__Brief__:
Omit all pictures. Copy the rest of the material exactly.

<<<<

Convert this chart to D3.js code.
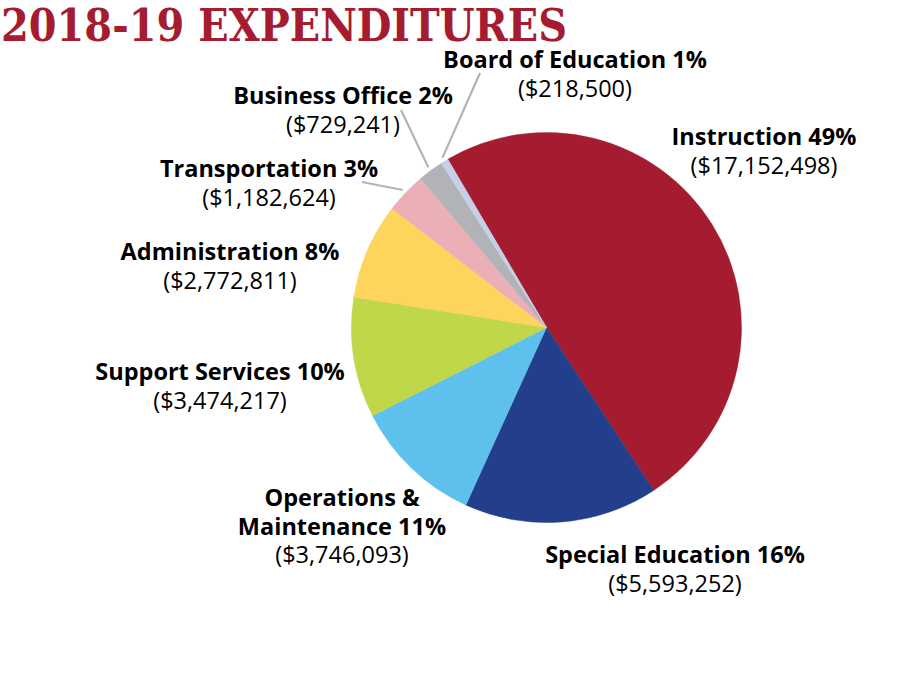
<!DOCTYPE html>
<html>
<head>
<meta charset="utf-8">
<script src="https://cdn.jsdelivr.net/npm/d3@7"></script>
<style>
  body { margin: 0; background: #fff; }
  svg { display: block; }
</style>
</head>
<body>
<svg id="chart" width="915" height="675"></svg>
<script>
// expenditure categories, clockwise from the top
var categories = ["Instruction", "Special Education", "Operations & Maintenance", "Support Services",
                  "Administration", "Transportation", "Business Office", "Board of Education"];
var amounts = [17152498, 5593252, 3746093, 3474217, 2772811, 1182624, 729241, 218500];
var percentLabels = ["49%", "16%", "11%", "10%", "8%", "3%", "2%", "1%"];
var colors = ["#a51c30", "#233f8c", "#5ec0ec", "#c0d74a", "#fdd45c", "#ebb0b7", "#b1b3b6", "#c5d0e6"];

// label placement: centre x, first baseline, optional leader end point
var labelLayout = [
   {x: 764, y: 145},
   {x: 675, y: 563},
   {x: 342, y: 506, lines: ["Operations &", "Maintenance 11%"]},
   {x: 220, y: 380},
   {x: 230, y: 260},
   {x: 269, y: 177, leader: [362, 182]},
   {x: 343, y: 104, leader: [401, 110]},
   {x: 575, y: 68, leader: [480, 73]}
];

var svg = d3.select("#chart"),
   cx = 546.5, cy = 327.5, radius = 195,
   lineH = 28.5;

svg.append("text")
   .attr("x", 1)
   .attr("y", 41)
   .attr("textLength", 566)
   .attr("lengthAdjust", "spacingAndGlyphs")
   .style("font-family", "'DejaVu Serif Condensed', 'DejaVu Serif', serif")
   .style("font-weight", "bold")
   .style("font-size", "45px")
   .style("fill", "#a51c30")
   .text("2018-19 EXPENDITURES");

var start = -30.4 * Math.PI / 180;
var pie = d3.pie().sort(null).value(function (d) { return d; })
            .startAngle(start).endAngle(start + 2 * Math.PI);
var arcs = pie(amounts);

var arc = d3.arc().innerRadius(0).outerRadius(radius);
var g = svg.append("g").attr("transform", "translate(" + cx + "," + cy + ")");

g.selectAll("path.slice")
 .data(arcs)
 .enter().append("path")
 .attr("class", "slice")
 .attr("d", arc)
 .style("fill", function (d, i) { return colors[i]; })
 .style("stroke", function (d, i) { return colors[i]; })
 .style("stroke-width", 0.5);

// leader lines for the thin slices
var outer = d3.arc().innerRadius(radius + 4).outerRadius(radius + 4);
arcs.forEach(function (d, i) {
   var L = labelLayout[i];
   if (!L.leader) return;
   var p = outer.centroid(d);
   svg.append("line")
      .attr("x1", cx + p[0]).attr("y1", cy + p[1])
      .attr("x2", L.leader[0]).attr("y2", L.leader[1])
      .style("stroke", "#b1b3b6")
      .style("stroke-width", 2.2);
});

var labels = svg.append("g")
   .style("font-family", "'Open Sans', sans-serif")
   .style("font-size", "23.5px")
   .style("fill", "#000")
   .attr("text-anchor", "middle");

categories.forEach(function (c, i) {
   var L = labelLayout[i];
   var lines = L.lines || [c + " " + percentLabels[i]];
   var t = labels.append("text").attr("x", L.x).attr("y", L.y);
   lines.forEach(function (s, k) {
      t.append("tspan").attr("x", L.x).attr("dy", k ? lineH : 0)
       .style("font-weight", 700).text(s);
   });
   t.append("tspan").attr("x", L.x).attr("dy", lineH)
    .style("font-weight", 400)
    .text("($" + d3.format(",")(amounts[i]) + ")");
});
</script>
</body>
</html>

>>>>

__Complete response__:
Convert this chart to D3.js code.
<!DOCTYPE html>
<html>
<head>
<meta charset="utf-8">
<script src="https://cdn.jsdelivr.net/npm/d3@7"></script>
<style>
  body { margin: 0; background: #fff; }
  svg { display: block; }
</style>
</head>
<body>
<svg id="chart" width="915" height="675"></svg>
<script>
// expenditure categories, clockwise from the top
var categories = ["Instruction", "Special Education", "Operations & Maintenance", "Support Services",
                  "Administration", "Transportation", "Business Office", "Board of Education"];
var amounts = [17152498, 5593252, 3746093, 3474217, 2772811, 1182624, 729241, 218500];
var percentLabels = ["49%", "16%", "11%", "10%", "8%", "3%", "2%", "1%"];
var colors = ["#a51c30", "#233f8c", "#5ec0ec", "#c0d74a", "#fdd45c", "#ebb0b7", "#b1b3b6", "#c5d0e6"];

// label placement: centre x, first baseline, optional leader end point
var labelLayout = [
   {x: 764, y: 145},
   {x: 675, y: 563},
   {x: 342, y: 506, lines: ["Operations &", "Maintenance 11%"]},
   {x: 220, y: 380},
   {x: 230, y: 260},
   {x: 269, y: 177, leader: [362, 182]},
   {x: 343, y: 104, leader: [401, 110]},
   {x: 575, y: 68, leader: [480, 73]}
];

var svg = d3.select("#chart"),
   cx = 546.5, cy = 327.5, radius = 195,
   lineH = 28.5;

svg.append("text")
   .attr("x", 1)
   .attr("y", 41)
   .attr("textLength", 566)
   .attr("lengthAdjust", "spacingAndGlyphs")
   .style("font-family", "'DejaVu Serif Condensed', 'DejaVu Serif', serif")
   .style("font-weight", "bold")
   .style("font-size", "45px")
   .style("fill", "#a51c30")
   .text("2018-19 EXPENDITURES");

var start = -30.4 * Math.PI / 180;
var pie = d3.pie().sort(null).value(function (d) { return d; })
            .startAngle(start).endAngle(start + 2 * Math.PI);
var arcs = pie(amounts);

var arc = d3.arc().innerRadius(0).outerRadius(radius);
var g = svg.append("g").attr("transform", "translate(" + cx + "," + cy + ")");

g.selectAll("path.slice")
 .data(arcs)
 .enter().append("path")
 .attr("class", "slice")
 .attr("d", arc)
 .style("fill", function (d, i) { return colors[i]; })
 .style("stroke", function (d, i) { return colors[i]; })
 .style("stroke-width", 0.5);

// leader lines for the thin slices
var outer = d3.arc().innerRadius(radius + 4).outerRadius(radius + 4);
arcs.forEach(function (d, i) {
   var L = labelLayout[i];
   if (!L.leader) return;
   var p = outer.centroid(d);
   svg.append("line")
      .attr("x1", cx + p[0]).attr("y1", cy + p[1])
      .attr("x2", L.leader[0]).attr("y2", L.leader[1])
      .style("stroke", "#b1b3b6")
      .style("stroke-width", 2.2);
});

var labels = svg.append("g")
   .style("font-family", "'Open Sans', sans-serif")
   .style("font-size", "23.5px")
   .style("fill", "#000")
   .attr("text-anchor", "middle");

categories.forEach(function (c, i) {
   var L = labelLayout[i];
   var lines = L.lines || [c + " " + percentLabels[i]];
   var t = labels.append("text").attr("x", L.x).attr("y", L.y);
   lines.forEach(function (s, k) {
      t.append("tspan").attr("x", L.x).attr("dy", k ? lineH : 0)
       .style("font-weight", 700).text(s);
   });
   t.append("tspan").attr("x", L.x).attr("dy", lineH)
    .style("font-weight", 400)
    .text("($" + d3.format(",")(amounts[i]) + ")");
});
</script>
</body>
</html>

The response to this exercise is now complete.